Other Democrats soon started chanting, “A member has requested to speak.”
House leadership continued on with the vote.
House leadership is Republican and according to members of the non-partisan Clerk’s Office no one broke any procedural rules. House leadership simply controls whether comment is allowed or not when a House Bill, passed by the Senate with small changes, is being voted on again.
House leadership decided that the first time around everyone got to speak, and there was no need to allow it this time.
When the vote was taken Democrats erupted in anger, yelling, “Shame! Shame! Shame!"
“To be denied the ability to speak to address the concerns in my community, I don’t care if you heard it. Hear it again,” said Rep. Love.

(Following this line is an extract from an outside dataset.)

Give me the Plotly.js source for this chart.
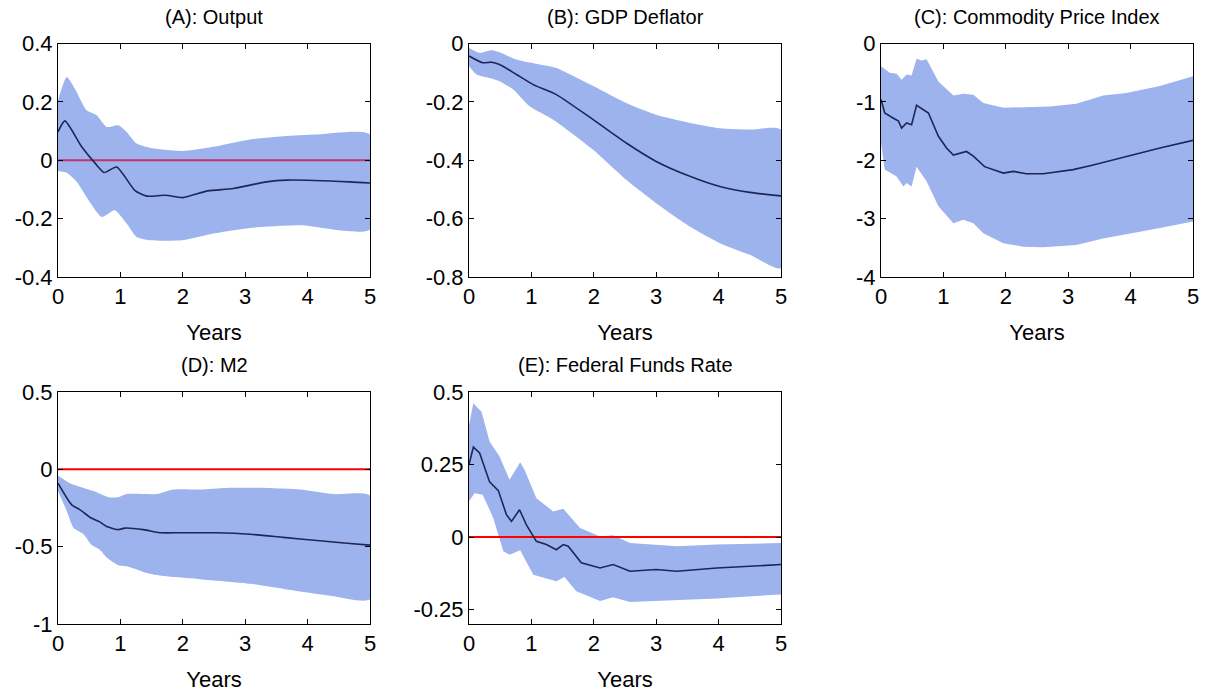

"What more could they have said? They are doing it for show,” said Rep. Jeff Farrington (R-Utica).
Rep. Farrington says if he were a Detroit lawmaker he would be grateful.
“I think it is ridiculous they are upset. How hard is it to get more than $600 million?” said Farrington.
He says the deal returns the district to local control, pays off debt, and avoids bankruptcy. He says many people in the state would not have wanted to bail the district out of debt, but for the fact a bankruptcy would cost the state at least three times as much.
“For me, I think its really important we took care of the kids of Detroit,” said Rep. Farrington.
Detroit lawmakers say they dislike the bills because they also allow uncertified teachers in Detroit, punish teachers who strike, and don’t regulate charter schools enough. They wanted a commission to oversee the opening of district and charter schools. Charter schools lobbied against that.
“Who runs this state? Is it us as lawmakers? Or is it the special interests?,” said Sen. Coleman Young II (D-Detroit).
That brings us to some of what Representative Love wanted to say, had she been allowed to speak.
She says she believes a Senate amendment in the final bill helps even the playing field between DPS and charters, but doesn’t do enough.
“Adding that amendment helps the school reform office address failing charters that exist now, but that is just one step,” said Rep. Love.